Rejoining Single-Seat Racing, Maserati Preps for Portland E-Prix, Commits to Season 10
Maserati's Formula E racing debut has been checkered with middling results and DNFs, but the Maserati MSG Racing team has recently been on its game.
With a win in Jakarta and a third-place podium in Berlin, Maximilian Günther is heading up the team's resurgence, as it prepares for this weekend's Portland E-Prix.
Head of Maserati Racing Giovanni Tommaso Sgro said Maserati specifically picked Formula E for its return to motorsports, given its forward-thinking, sustainable approach.
Rejoining the single-seat motorsports arena for 2023, Maserati's first venture into electric racing has been a mixed bag so far. A pattern of did-not-finish results from both drivers, German-born Maximilian Günther and Swiss-born Edoardo Mortara, plagued early rounds of the season, but Maserati MSG Racing is starting to claw its way back.
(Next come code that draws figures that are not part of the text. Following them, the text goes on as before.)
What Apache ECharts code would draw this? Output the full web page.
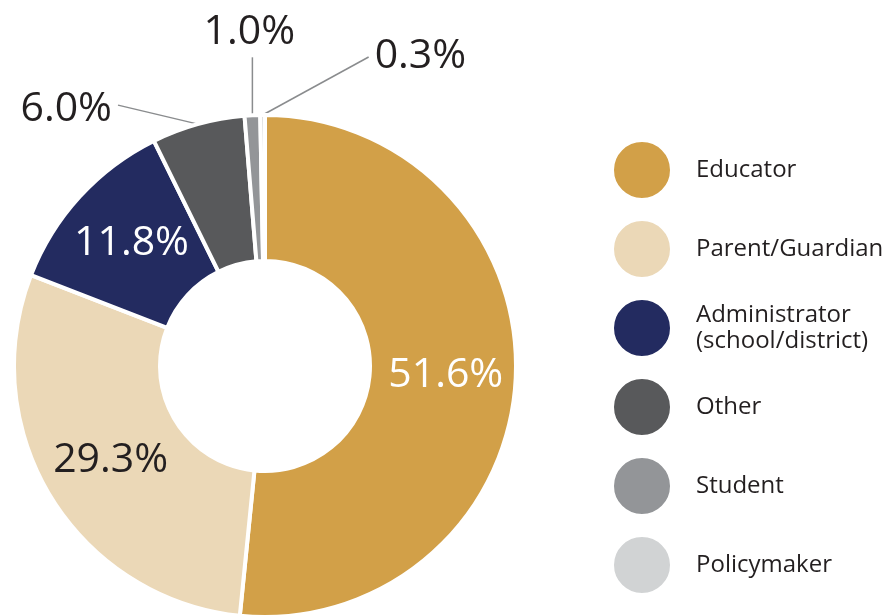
<!DOCTYPE html>
<html>
<head>
<meta charset="utf-8">
<style>
  html, body { margin: 0; padding: 0; background: #fff; }
  #main { width: 888px; height: 616px; }
</style>
<script src="https://cdn.jsdelivr.net/npm/echarts@6/dist/echarts.min.js"></script>
</head>
<body>
<div id="main"></div>
<script>
// data
var categories = ['Educator', 'Parent/Guardian', 'Administrator\n(school/district)', 'Other', 'Student', 'Policymaker'];
var shares = [51.6, 29.3, 11.8, 6.0, 1.0, 0.3];
var colors = ['#D2A048', '#EBD8B7', '#232B60', '#58595B', '#939598', '#D1D3D4'];

var textColor = '#231F20';
// small slices get a leader line; offset of the line end from the slice edge
var leader = { 3: [-80, -19], 4: [0, -58], 5: [106, -58] };

var myChart = echarts.init(document.getElementById('main'));

var items = categories.map(function (name, i) {
    var item = { name: name, value: shares[i], itemStyle: { color: colors[i] } };
    if (i < 3) {
        item.label = { position: 'inside', color: i === 1 ? textColor : '#fff' };
        item.labelLine = { show: false };
    } else {
        item.label = { position: 'outside', color: textColor };
        item.labelLine = { show: true, length: 20, length2: 0 };
    }
    return item;
});

var option = {
    animation: false,
    color: colors,
    legend: {
        orient: 'vertical',
        left: 612,
        top: 140,
        padding: 0,
        icon: 'circle',
        itemWidth: 58,
        itemHeight: 58,
        itemGap: 19,
        selectedMode: false,
        textStyle: {
            fontFamily: 'Open Sans',
            fontSize: 24,
            lineHeight: 26,
            color: textColor,
            padding: [0, 0, 0, 20]
        },
        data: categories
    },
    series: [{
        type: 'pie',
        center: [265, 366],
        radius: [105, 251],
        startAngle: 90,
        clockwise: true,
        avoidLabelOverlap: false,
        itemStyle: { borderColor: '#fff', borderWidth: 4 },
        label: {
            show: true,
            formatter: function (p) { return p.value.toFixed(1) + '%'; },
            fontFamily: 'Open Sans',
            fontSize: 41
        },
        labelLine: {
            lineStyle: { color: '#8a8c8e', width: 1.5 }
        },
        labelLayout: function (params) {
            var off = leader[params.dataIndex];
            if (!off || !params.labelLinePoints) return {};
            var p0 = params.labelLinePoints[0];
            var end = [p0[0] + off[0], p0[1] + off[1]];
            var out = { labelLinePoints: [p0, end, end] };
            if (off[0] < 0) {
                out.x = end[0] - 6; out.y = end[1] + 4;
                out.align = 'right'; out.verticalAlign = 'middle';
            } else if (off[0] === 0) {
                out.x = end[0] - 3; out.y = end[1] - 4;
                out.align = 'center'; out.verticalAlign = 'bottom';
            } else {
                out.x = end[0] + 6; out.y = end[1] - 1;
                out.align = 'left'; out.verticalAlign = 'middle';
            }
            return out;
        },
        data: items
    }]
};

myChart.setOption(option);
</script>
</body>
</html>
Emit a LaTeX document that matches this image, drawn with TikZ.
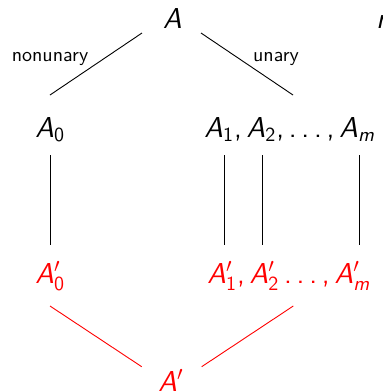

Starting from the eighth spot and wheeling around the shuttered Tempelhof Airport, Günther managed to secure a third-place finish at the Sabic Berlin E-Prix. A month later, the team boasted back-to-back podiums from Günther at the two-round Gulavit Jakarta E-Prix, finishing with third and then first-place results. Mortara generally held his own, too, holding onto his sixth starting position in round one at Jakarta.
But a new challenge is on the horizon this weekend, as Formula E approaches its first North American race of the season in Portland, Oregon. Hosted at Portland International Raceway, the 2.002-mile track will be the third longest on the roster this year (only Monaco and Rome are longer) with lengthy straights on both ends, forcing the team to reconsider its strategy.
"Portland is a very special track for us. It's very, very fast and very energy sensitive," Günther said in a media roundtable. "I think we can expect some very exciting and maybe even unpredictable racing on Saturday."